Don’t Be Reckless With What Others Count Precious

Don’t Be Reckless With What Others Count Precious

There are few blessings richer than having a good name, and few honors greater than having an upright reputation. “A good name is to be chosen rather than great riches,” says Solomon, and “a good reputation is more valuable than costly perfume.”1 That being the case, it falls to us to tend to names carefully, to respect what others hold most dear. We might justify carelessness with another man’s trifles and trinkets, but most certainly not with his good name.

Yet none of us can deny that we have often been reckless with what others count precious. None of us can deny that we have often besmirched a name rather than honored it, diminished it rather than strengthened it. We have found greater joy in being harsh than kind, in tearing down than building up. We have begun rumors, we have spread gossip, we have fostered false impressions, we have believed untruths, we have failed to love our neighbor as ourself.

Sometimes we have been motivated by envy, for when we draw a comparison to someone else and feel our own lack, it is far easier to tear down the other person than to raise up ourselves. Sometimes we have been motivated by jealousy, for when we see the possessions or accomplishments of another, our hearts may conspire against them. Sometimes we have been motivated by sheer greed, thinking that there is praise enough for only one, so that plaudits given them somehow diminish us.
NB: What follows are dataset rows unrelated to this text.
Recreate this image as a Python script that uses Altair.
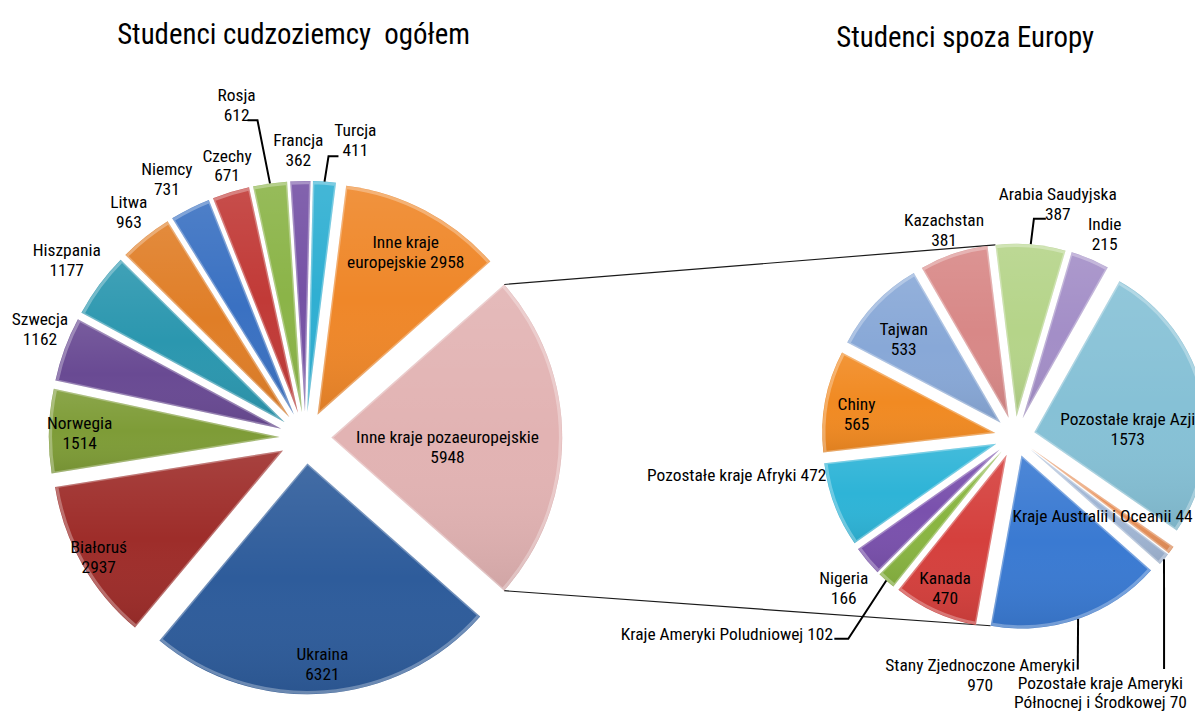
import math
import altair as alt
import pandas as pd

# ------------------------------------------------------------------ data
left_names = ["Inne kraje pozaeuropejskie", "Ukraina", "Białoruś", "Norwegia", "Szwecja",
              "Hiszpania", "Litwa", "Niemcy", "Czechy", "Rosja", "Francja", "Turcja",
              "Inne kraje europejskie"]
left_values = [5948, 6321, 2937, 1514, 1162, 1177, 963, 731, 671, 612, 362, 411, 2958]

right_names = ["Arabia Saudyjska", "Indie", "Pozostałe kraje Azji", "Kraje Australii i Oceanii",
               "Pozostałe kraje Ameryki Północnej i Środkowej", "Stany Zjednoczone Ameryki",
               "Kanada", "Kraje Ameryki Poludniowej", "Nigeria", "Pozostałe kraje Afryki",
               "Chiny", "Tajwan", "Kazachstan"]
right_values = [387, 215, 1573, 44, 70, 970, 470, 102, 166, 472, 565, 533, 381]

titles = ["Studenci cudzoziemcy\u00a0 ogółem", "Studenci spoza Europy"]

# ------------------------------------------------------------------ styles
left_colors = ["#E2B3B3", "#2E5C9B", "#9E2D2A", "#7E9C37", "#694A93", "#2B97AF", "#E07E27",
               "#3A71C2", "#C13A37", "#8BB448", "#7552A5", "#2FAFD2", "#EF8729"]
right_colors = ["#B5D489", "#A38EC7", "#86C1D6", "#E8915A", "#A1B6D4", "#3A7AD2", "#D5403D",
                "#89B541", "#7A51AD", "#2EB4D7", "#F18A22", "#88A8D7", "#D88887"]

FONT = "Roboto Condensed, Liberation Sans Narrow, DejaVu Sans Condensed, sans-serif"
LINE_H = 20
MULTILINE_SHIFT = 7.5   # vertical correction per extra text line

# pie geometry (chart pixel space)
PIES = {
    "L": dict(cx=299, cy=430, r=232, explode=26),
    "R": dict(cx=1012, cy=429, r=174, explode=20, start=-7.0),
}

# how each label is written
LABEL_FMT = {
    "Inne kraje europejskie": "Inne kraje\neuropejskie {v}",
    "Kraje Australii i Oceanii": "{n} {v}",
    "Pozostałe kraje Ameryki Północnej i Środkowej": "Pozostałe kraje Ameryki\nPółnocnej i Środkowej {v}",
    "Kraje Ameryki Poludniowej": "{n} {v}",
    "Pozostałe kraje Afryki": "{n} {v}",
}

# label placement: (angle nudge in degrees, distance from slice apex in px)
LABEL_POS = {
    "L": {
        "Inne kraje pozaeuropejskie": (4, 117), "Ukraina": (0, 201), "Białoruś": (0, 213),
        "Norwegia": (0, 201), "Szwecja": (2.6, 263), "Hiszpania": (0.4, 274),
        "Litwa": (0.7, 263), "Niemcy": (-1.5, 270), "Czechy": (1, 260), "Rosja": (-4, 317),
        "Francja": (-0.3, 265), "Turcja": (5.7, 279), "Inne kraje europejskie": (0.5, 187),
    },
    "R": {
        "Arabia Saudyjska": (6.2, 219), "Indie": (0.9, 204), "Pozostałe kraje Azji": (10.2, 94),
        "Kraje Australii i Oceanii": (8.0, 100),
        "Pozostałe kraje Ameryki Północnej i Środkowej": (34.4, 253),
        "Stany Zjednoczone Ameryki": (29.8, 223), "Kanada": (0.6, 146),
        "Kraje Ameryki Poludniowej": (14.5, 332), "Nigeria": (-1.3, 209),
        "Pozostałe kraje Afryki": (13.6, 263), "Chiny": (-2.3, 141), "Tajwan": (-2.3, 130),
        "Kazachstan": (-0.3, 201),
    },
}

# leader lines: points relative to the label anchor, ending on the slice rim
LEADERS = {
    ("L", "Rosja"): [(11, 17), (21, 17)],
    ("L", "Turcja"): [(-17, 18), (-27, 18)],
    ("R", "Arabia Saudyjska"): [(-12, 16), (-24, 16)],
    ("R", "Kraje Ameryki Poludniowej"): [(108, 4), (122, 4)],
    ("R", "Stany Zjednoczone Ameryki"): [(98, -4)],
    ("R", "Pozostałe kraje Ameryki Północnej i Środkowej"): [(64, -22)],
}

TITLE_POS = [(287, 34), (962, 37)]


def d2r(a):
    return a * math.pi / 180.0


def unit(a):
    return math.sin(d2r(a)), -math.cos(d2r(a))


# ------------------------------------------------------------------ geometry tables
slices, labels, leads = [], [], []
geo = {}
for pie, names, values, colors in (("L", left_names, left_values, left_colors),
                                   ("R", right_names, right_values, right_colors)):
    cfg = PIES[pie]
    total = float(sum(values))
    if "start" in cfg:
        a = cfg["start"]
    else:  # first ("other") slice centred at 3 o'clock
        a = 90.0 - 0.5 * values[0] / total * 360.0
    for n, v, c in zip(names, values, colors):
        a0, a1 = a, a + v / total * 360.0
        a = a1
        mid = 0.5 * (a0 + a1)
        ux, uy = unit(mid)
        ex, ey = cfg["cx"] + cfg["explode"] * ux, cfg["cy"] + cfg["explode"] * uy
        key = f"{pie}|{n}"
        geo[key] = (ex, ey, a0, a1, mid)
        slices.append(dict(key=key, a0=d2r(a0), a1=d2r(a1), ex=ex, ey=ey,
                           r=cfg["r"], rin=cfg["r"] - 1.8, color=c))
        dth, rho = LABEL_POS[pie][n]
        lx_u, ly_u = unit(mid + dth)
        lx, ly = ex + rho * lx_u, ey + rho * ly_u
        txt = LABEL_FMT.get(n, "{n}\n{v}").format(n=n, v=v)
        nl = txt.count("\n")
        labels.append(dict(key=key, txt=txt, lx=lx, ly=ly - MULTILINE_SHIFT * nl))
        if (pie, n) in LEADERS:
            rx, ry = ex + cfg["r"] * ux, ey + cfg["r"] * uy
            pts = [(lx + dx, ly + dy) for dx, dy in LEADERS[(pie, n)]] + [(rx, ry)]
            for i, (px, py) in enumerate(pts):
                leads.append(dict(lid=key, seq=i, px=px, py=py))

# series lines between the "other" slice and the secondary pie
lcfg, rcfg = PIES["L"], PIES["R"]
ex, ey, a0, a1, _ = geo["L|" + left_names[0]]
p_top = (ex + lcfg["r"] * unit(a0)[0], ey + lcfg["r"] * unit(a0)[1])
p_bot = (ex + lcfg["r"] * unit(a1)[0], ey + lcfg["r"] * unit(a1)[1])
ex2, ey2, b0, _, _ = geo["R|" + right_names[0]]
q_top = (ex2 + rcfg["r"] * unit(b0)[0], ey2 + rcfg["r"] * unit(b0)[1])
opp = b0 + 180.0
for n in right_names:
    gx, gy, c0, c1, _ = geo["R|" + n]
    if c0 <= opp <= c1:
        q_bot = (gx + rcfg["r"] * unit(c1)[0], gy + rcfg["r"] * unit(c1)[1])
        break
series = pd.DataFrame([
    dict(lid="top", seq=0, px=p_top[0], py=p_top[1]), dict(lid="top", seq=1, px=q_top[0], py=q_top[1]),
    dict(lid="bot", seq=0, px=p_bot[0], py=p_bot[1]), dict(lid="bot", seq=1, px=q_bot[0], py=q_bot[1]),
])

slices = pd.DataFrame(slices)
labels = pd.DataFrame(labels)
leads = pd.DataFrame(leads)
title_df = pd.DataFrame(dict(t=titles, tx=[p[0] for p in TITLE_POS], ty=[p[1] for p in TITLE_POS]))

X = lambda f: alt.X(f, type="quantitative", scale=None, axis=None)
Y = lambda f: alt.Y(f, type="quantitative", scale=None, axis=None)

color_scale = alt.Scale(domain=list(slices["key"]), range=list(slices["color"]))

series_layer = alt.Chart(series).mark_line(color="#1a1a1a", strokeWidth=1.2).encode(
    x=X("px"), y=Y("py"), detail="lid:N", order="seq:Q")

shadow = alt.Chart(slices).mark_arc(fill="#000000", fillOpacity=0.09, dx=2, dy=3).encode(
    x=X("ex"), y=Y("ey"), theta=alt.Theta("a0:Q", scale=None), theta2="a1:Q",
    radius=alt.Radius("r:Q", scale=None))

arcs = alt.Chart(slices).mark_arc().encode(
    x=X("ex"), y=Y("ey"), theta=alt.Theta("a0:Q", scale=None), theta2="a1:Q",
    radius=alt.Radius("r:Q", scale=None),
    color=alt.Color("key:N", scale=color_scale, legend=None))

shade = alt.Chart(slices).mark_arc(
    fill=alt.Gradient(gradient="linear", x1=0, y1=0, x2=0, y2=1,
                      stops=[alt.GradientStop(color="rgba(255,255,255,0.10)", offset=0),
                             alt.GradientStop(color="rgba(255,255,255,0.0)", offset=0.5),
                             alt.GradientStop(color="rgba(0,0,0,0.08)", offset=1)])
).encode(x=X("ex"), y=Y("ey"), theta=alt.Theta("a0:Q", scale=None), theta2="a1:Q",
         radius=alt.Radius("r:Q", scale=None))

rim = alt.Chart(slices).mark_arc(fillOpacity=0, stroke="#ffffff", strokeOpacity=0.3,
                                 strokeWidth=3, strokeJoin="round").encode(
    x=X("ex"), y=Y("ey"), theta=alt.Theta("a0:Q", scale=None), theta2="a1:Q",
    radius=alt.Radius("rin:Q", scale=None))

leader_layer = alt.Chart(leads).mark_line(color="#000000", strokeWidth=2).encode(
    x=X("px"), y=Y("py"), detail="lid:N", order="seq:Q")

text_layer = alt.Chart(labels).mark_text(font=FONT, fontSize=17.5, color="#000000",
                                         align="center", baseline="middle",
                                         lineBreak="\n", lineHeight=LINE_H).encode(
    x=X("lx"), y=Y("ly"), text="txt:N")

title_layer = alt.Chart(title_df).mark_text(font=FONT, fontSize=29, color="#000000",
                                            align="center", baseline="alphabetic").encode(
    x=X("tx"), y=Y("ty"), text="t:N")

chart = alt.layer(series_layer, shadow, arcs, shade, rim, leader_layer, text_layer, title_layer).properties(
    width=1193, height=704, padding=0,
    autosize=alt.AutoSizeParams(type="none", contains="padding"),
    background="#ffffff",
).configure_view(stroke=None)

chart.save("out.html", embed_options={"renderer": "svg", "actions": False})
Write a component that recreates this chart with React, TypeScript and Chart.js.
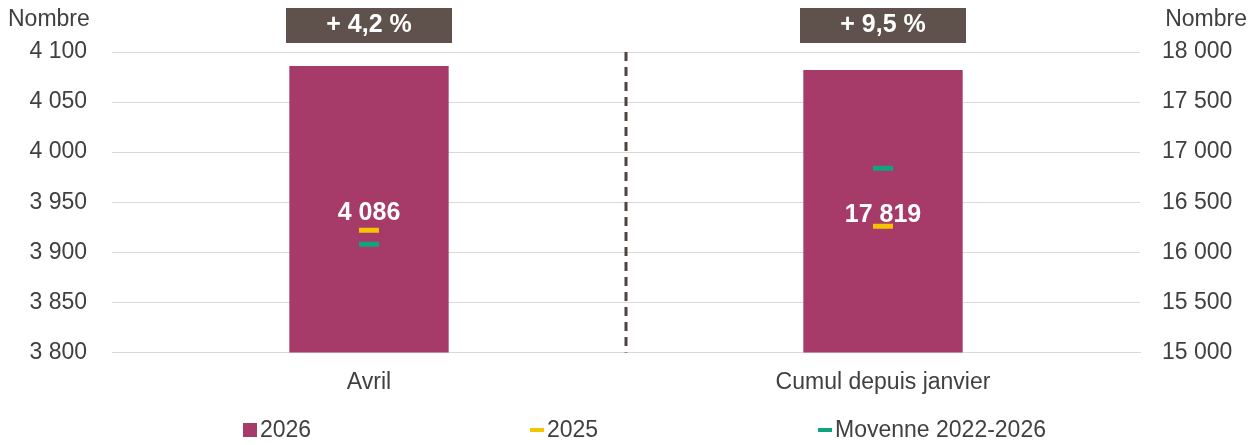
import React, { useEffect, useRef } from "react";
import { Chart, registerables } from "chart.js";
Chart.register(...registerables);

const categories = ["Avril", "Cumul depuis janvier"];
const values2026Left = [4086, null];
const values2026Right = [null, 17819];
const values2025Left = [3922, null];
const values2025Right = [null, 16260];
const avgLeft = [3908, null];
const avgRight = [null, 16840];
const labels2026 = ["4 086", "17 819"];
const evolutions = ["+ 4,2 %", "+ 9,5 %"];
const legendItems = [
  { label: "2026", color: "#a63a69", kind: "box" },
  { label: "2025", color: "#f5c400", kind: "dash" },
  { label: "Moyenne 2022-2026", color: "#10a37f", kind: "dash" },
];

const fmt = (v: number) => v.toLocaleString("fr-FR").replace(/\u202f|\u00a0/g, " ");
const FONT = "Arial, 'Liberation Sans', sans-serif";

export default function App() {
  const ref = useRef<HTMLCanvasElement>(null);
  useEffect(() => {
    const plugin = {
      id: "deco",
      afterDatasetsDraw(chart: any) {
        const { ctx, chartArea, scales } = chart;
        const x = scales.x;
        ctx.save();
        const mid = (x.getPixelForValue(0) + x.getPixelForValue(1)) / 2;
        ctx.strokeStyle = "#4d4440";
        ctx.lineWidth = 3;
        ctx.setLineDash([9, 6]);
        ctx.beginPath();
        ctx.moveTo(mid, chartArea.top);
        ctx.lineTo(mid, chartArea.bottom);
        ctx.stroke();
        ctx.setLineDash([]);
        categories.forEach((_, i) => {
          const cx = x.getPixelForValue(i);
          ctx.fillStyle = "#5f524c";
          ctx.fillRect(cx - 83, -3, 166, 38);
          ctx.fillStyle = "#fff";
          ctx.font = `bold 25px ${FONT}`;
          ctx.textAlign = "center";
          ctx.textBaseline = "middle";
          ctx.fillText(evolutions[i], cx, 17);
        });
        ctx.fillStyle = "#404040";
        ctx.font = `23px ${FONT}`;
        ctx.textBaseline = "middle";
        ctx.textAlign = "left";
        ctx.fillText("Nombre", 0, 12);
        ctx.textAlign = "right";
        ctx.fillText("Nombre", chart.width, 12);
        const lx = [235, 522, 810];
        const ly = 422;
        legendItems.forEach((it, i) => {
          ctx.fillStyle = it.color;
          if (it.kind === "box") ctx.fillRect(lx[i], ly - 7, 14, 14);
          else ctx.fillRect(lx[i], ly - 2, 14, 4);
          ctx.fillStyle = "#404040";
          ctx.textAlign = "left";
          ctx.font = `23px ${FONT}`;
          ctx.fillText(it.label, lx[i] + 17, ly + 1);
        });
        ctx.restore();
      },
    };
    const labelPlugin = {
      id: "barLabels",
      afterDatasetDraw(chart: any, args: any) {
        if (args.index !== 0) return;
        const { ctx, scales } = chart;
        ctx.save();
        ctx.fillStyle = "#fff";
        ctx.font = `bold 25px ${FONT}`;
        ctx.textAlign = "center";
        ctx.textBaseline = "middle";
        ctx.fillText(labels2026[0], scales.x.getPixelForValue(0), scales.y.getPixelForValue(3939));
        ctx.fillText(labels2026[1], scales.x.getPixelForValue(1), scales.y1.getPixelForValue(16370));
        ctx.restore();
      },
    };
    const marker = (data: any[], color: string, axis: string) => ({
      type: "line" as const,
      data,
      yAxisID: axis,
      order: 0,
      showLine: false,
      pointStyle: "line",
      pointRadius: 10,
      pointBorderWidth: 5,
      borderColor: color,
      backgroundColor: color,
      pointHoverRadius: 10,
    });
    const chart = new Chart(ref.current!, {
      type: "bar",
      data: {
        labels: categories,
        datasets: [
          { data: values2026Left, yAxisID: "y", order: 2, backgroundColor: "#a63a69", barPercentage: 0.31, categoryPercentage: 1, grouped: false } as any,
          { data: values2026Right, yAxisID: "y1", order: 2, backgroundColor: "#a63a69", barPercentage: 0.31, categoryPercentage: 1, grouped: false } as any,
          marker(values2025Left, "#f5c400", "y"),
          marker(values2025Right, "#f5c400", "y1"),
          marker(avgLeft, "#10a37f", "y"),
          marker(avgRight, "#10a37f", "y1"),
        ],
      },
      options: {
        animation: false,
        responsive: true,
        maintainAspectRatio: false,
        layout: { padding: { top: 44, bottom: 33, left: 0, right: 0 } },
        plugins: { legend: { display: false }, tooltip: { enabled: false } },
        scales: {
          x: {
            grid: { display: false },
            border: { color: "#d9d9d9" },
            ticks: { color: "#404040", font: { size: 23, family: FONT }, padding: 8 },
          },
          y: {
            min: 3800, max: 4100,
            ticks: { stepSize: 50, color: "#404040", font: { size: 23, family: FONT }, callback: (v: any) => fmt(v), padding: 25 },
            grid: { color: "#d9d9d9", drawTicks: false },
            border: { display: false },
            afterFit: (s: any) => { s.width = 104; },
          },
          y1: {
            position: "right",
            min: 15000, max: 18000,
            ticks: { stepSize: 500, color: "#404040", font: { size: 23, family: FONT }, callback: (v: any) => fmt(v), padding: 22 },
            grid: { display: false, drawTicks: false },
            border: { display: false },
            afterFit: (s: any) => { s.width = 107; },
          },
        },
      } as any,
      plugins: [plugin, labelPlugin],
    });
    return () => chart.destroy();
  }, []);
  return (
    <div style={{ width: 1239, height: 429 }}>
      <canvas ref={ref} />
    </div>
  );
}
And so we slander them by fabricating what is false and malicious; we defame them by letting information stand when we know it to be false; we malign them by spreading rumors to others; we lie about them when we pass along information that is uncorroborated or exaggerated; we gossip against them when we tell third parties what they have no business knowing; we are ungracious to them when we focus more on their flaws than their virtues, more on their weaknesses than their manifold strengths.

“Blessed are the merciful, for they shall receive mercy,” says Jesus, and we prove we have been recipients of mercy when we dispense it in turn to our fellow man. And while that mercy comes in many forms—hearts that care, hands that help, words that strengthen—it also finds expression in protecting another person’s name.

We act in mercy when we act in their good—to stop gossip rather than pass it on, to overlook offenses rather than make them known, to set aside unconfirmed information rather than believe it, to boast of God’s victories in a life rather than the world’s, the flesh’s, or the devil’s. This is true whether they are friends or family members, obscure or famous, Christians or unbelievers, for we get no free passes when it comes to lying, exaggerating, gossiping, and other such transgressions. Is it no less a sin to gossip about a hated politician than a beloved parent, a wayward celebrity than a treasured friend, for all are created in the image of God, all have dignity and worth, all are to be objects of our love, all fall under the sacred banner of “neighbor.”

Jesus says that the one who has been forgiven much will love much and in just that way, the one who has been shown much mercy will be eager to extend it to others. We who believe in Jesus Christ have been granted mercy beyond measure and, therefore, ought to be joyfully merciful in return—merciful even, and perhaps especially, to protect the precious blessing that is a good and upright name.

1Proverbs 22:1 NIV; Ecclesiastes 7:1 NLT
Inspired, in part, by Thomas Watson’s commentary on the Sermon on the Mount.